Configuration cheat-sheet
[core]
# Multiple executors — CSV, первый = default
executor = CeleryExecutor,KubernetesExecutor
parallelism = 32 # для LocalExecutor если есть
[celery]
broker_url = redis://redis:6379/0
result_backend = db+postgresql://airflow:airflow@postgres/airflow
worker_concurrency = 16
worker_prefetch_multiplier = 1
celery_acks_late = True
worker_max_tasks_per_child = 100
[kubernetes_executor]
namespace = airflow
pod_template_file = /opt/airflow/pod_template.yaml
worker_container_repository = my-registry.com/airflow
worker_container_tag = 2.10.5
delete_worker_pods = True
delete_worker_pods_on_failure = False
worker_pods_creation_batch_size = 16
worker_pods_pending_timeout = 300
Production observability
Сколько TI ушло через каждый executor
-- TI by executor (last hour)
SELECT
executor,
state,
COUNT(*) AS ti_count,
AVG(EXTRACT(EPOCH FROM (end_date - start_date))) AS avg_duration_sec
FROM task_instance
WHERE start_date > now() - interval '1 hour'
AND executor IS NOT NULL -- 2.10+ имеет executor column
GROUP BY executor, state
ORDER BY executor, ti_count DESC;
Executor-specific health
-- Stuck queued по executor
SELECT
executor,
queue,
COUNT(*) AS stuck,
MIN(queued_dttm) AS oldest_queued
FROM task_instance
WHERE state = 'queued'
AND queued_dttm < now() - interval '2 minutes'
GROUP BY executor, queue
ORDER BY stuck DESC;
Метрики
С AIP-61 scheduler emit-ит per-executor метрики (через StatsD/OTel):
airflow.executor.CeleryExecutor.queued_tasks
airflow.executor.CeleryExecutor.running_tasks
airflow.executor.KubernetesExecutor.queued_tasks
airflow.executor.KubernetesExecutor.running_tasks
Можно строить per-executor dashboards в Grafana.
Production gotchas
Gotcha 1: Unknown executor in DAG
Если @task(executor="MyCustomExecutor"), но MyCustomExecutor не в [core] executor:
airflow.exceptions.UnknownExecutorException:
Executor 'MyCustomExecutor' not configured in [core] executor
TI fails immediately. Detect в CI:
- Lint DAG-и проверить, что все
executor=references существуют в config - Centralize executor names как constants
Gotcha 2: Default executor shift
Изменили executor = LocalExecutor,Celery,K8s → executor = CeleryExecutor,Local,K8s. Default executor сменился — все tasks без override теперь идут через Celery. Может сломать deployments, ожидающих Local.

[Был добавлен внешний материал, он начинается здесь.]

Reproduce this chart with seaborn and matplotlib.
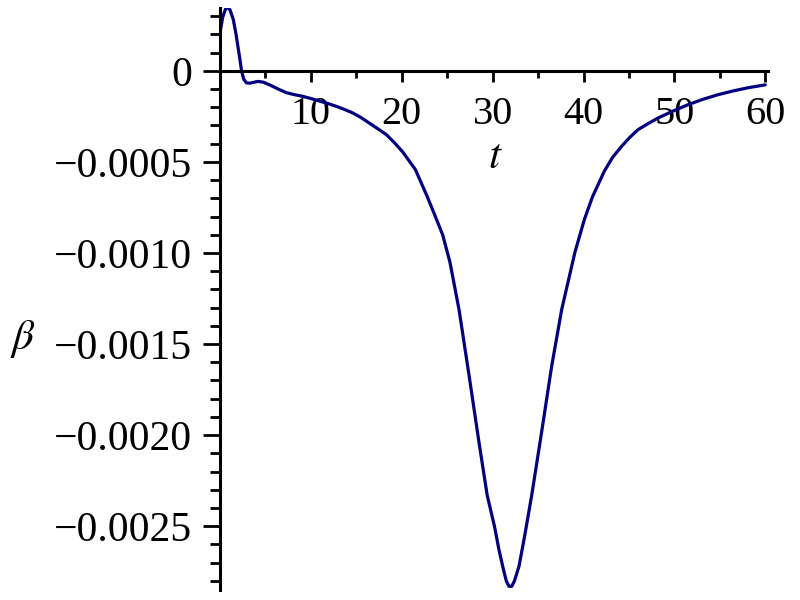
import matplotlib
matplotlib.use("Agg")
import matplotlib.pyplot as plt
import seaborn as sns
import pandas as pd
from matplotlib.ticker import FixedLocator, MultipleLocator

sns.set_theme(style="white")
plt.rcParams['font.family'] = ['Liberation Serif', 'DejaVu Serif']
plt.rcParams['mathtext.fontset'] = 'stix'
plt.rcParams['text.color'] = 'black'
plt.rcParams['xtick.color'] = 'black'
plt.rcParams['ytick.color'] = 'black'
plt.rcParams['axes.labelcolor'] = 'black'

t_vals = [0.0, 0.3, 0.6, 0.84, 1.1, 1.46, 1.75, 2.0, 2.2, 2.37, 2.6, 2.9, 3.3, 3.8,
          4.2, 4.8, 5.5, 6.4, 7.3, 8.2, 9.1, 10.0, 10.95, 11.9, 12.8, 13.7, 14.6,
          15.5, 16.4, 17.3, 18.3, 19.2, 20.1, 21.5, 22.8, 23.7, 24.5, 25.3, 26.3,
          27.4, 28.5, 29.4, 30.2, 30.7, 31.2, 31.5, 31.8, 32.1, 32.4, 32.9, 33.5,
          34.3, 35.4, 36.5, 37.6, 39.05, 40.1, 41.0, 42.3, 43.2, 44.2, 45.1, 46.0,
          47.1, 48.2, 49.8, 51.5, 53.1, 54.8, 56.5, 58.2, 60.0]
beta_vals = [0.000208, 0.000295, 0.000338, 0.000348, 0.000335, 0.000282, 0.000205,
             0.000125, 0.000060, 0.0, -0.000045, -0.000066, -0.000068, -0.000062,
             -0.000058, -0.000063, -0.000078, -0.000100, -0.000120, -0.000131,
             -0.000140, -0.000152, -0.000166, -0.000180, -0.000195, -0.000212,
             -0.000231, -0.000256, -0.000286, -0.000316, -0.000350, -0.000395,
             -0.000445, -0.000542, -0.000690, -0.000800, -0.000900, -0.00105,
             -0.00131, -0.00167, -0.00204, -0.00233, -0.00250, -0.00263, -0.00274,
             -0.00280, -0.00283, -0.00283, -0.00280, -0.00272, -0.00256, -0.00233,
             -0.00198, -0.00162, -0.00131, -0.000997, -0.000815, -0.000690,
             -0.000550, -0.000475, -0.000414, -0.000365, -0.000323, -0.000290,
             -0.000259, -0.000222, -0.000186, -0.000157, -0.000131, -0.000110,
             -0.000092, -0.000077]

y_ticks = [0, -0.0005, -0.0010, -0.0015, -0.0020, -0.0025]
y_tick_labels = ["0", "\u22120.0005", "\u22120.0010", "\u22120.0015", "\u22120.0020", "\u22120.0025"]
x_ticks = [10, 20, 30, 40, 50, 60]
x_tick_labels = ["10", "20", "30", "40", "50", "60"]

df = pd.DataFrame({"t": t_vals, "beta": beta_vals})

fig = plt.figure(figsize=(8, 6), dpi=100)
ax = fig.add_axes([0.275, 0.0167, 0.685, 0.97])
sns.lineplot(data=df, x="t", y="beta", ax=ax, color="#000080", linewidth=2.3, sort=False)

ax.set_xlim(0, 60.3)
ax.set_ylim(-0.00285, 0.000345)

for s in ["top", "right"]:
    ax.spines[s].set_visible(False)
ax.spines["left"].set_position(("data", 0))
ax.spines["bottom"].set_position(("data", 0))
for s in ["left", "bottom"]:
    ax.spines[s].set_linewidth(2.2)
    ax.spines[s].set_color("black")

ax.xaxis.set_major_locator(FixedLocator(x_ticks))
ax.set_xticklabels(x_tick_labels)
ax.xaxis.set_minor_locator(MultipleLocator(5))
ax.yaxis.set_major_locator(FixedLocator(y_ticks))
ax.set_yticklabels(y_tick_labels)
ax.yaxis.set_minor_locator(MultipleLocator(0.0001))

ax.tick_params(axis="x", which="major", direction="out", length=8, width=2, pad=10,
               labelsize=29, bottom=True)
ax.tick_params(axis="x", which="minor", direction="out", length=5, width=2, bottom=True)
ax.tick_params(axis="y", which="major", direction="out", length=12, width=2, pad=8,
               labelsize=30, left=True)
ax.tick_params(axis="y", which="minor", direction="out", length=7, width=2, left=True)

ax.set_xlabel("$t$", fontsize=31)
ax.xaxis.set_label_coords(0.502, 0.775)
ax.set_ylabel(r"$\beta$", fontsize=31, rotation=0)
ax.yaxis.set_label_coords(-0.36, 0.395)
ax.grid(False)

fig.savefig("out.png", dpi=100)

Fix: при изменении order — explicit executor= для всех tasks. Или sticky к existing default через config.
Gotcha 3: Watcher / heartbeat — N executors = N times resource
Каждый K8s executor имеет свой watcher thread. Каждый Celery executor — свой broker connection pool. На 3 executor-ах — 3x scheduler footprint.
Mitigation: monitor scheduler RES, не больше 2-3 executors в одном deployment.
Gotcha 4: K8s pod label collision
Multiple K8s executors с одинаковым [kubernetes_executor] namespace — pods обоих executors будут иметь pересекающиеся labels. Watcher одного увидит pods другого → state corruption.
Fix: each K8s executor — свой namespace. Или unique label selector через config.
Gotcha 5: executor column в task_instance
executor column был добавлен в task_instance table в 2.10. До 2.10 это поле не существовало — у старых TI оно NULL. Поэтому queries с WHERE executor = X должны handle NULL для historical data.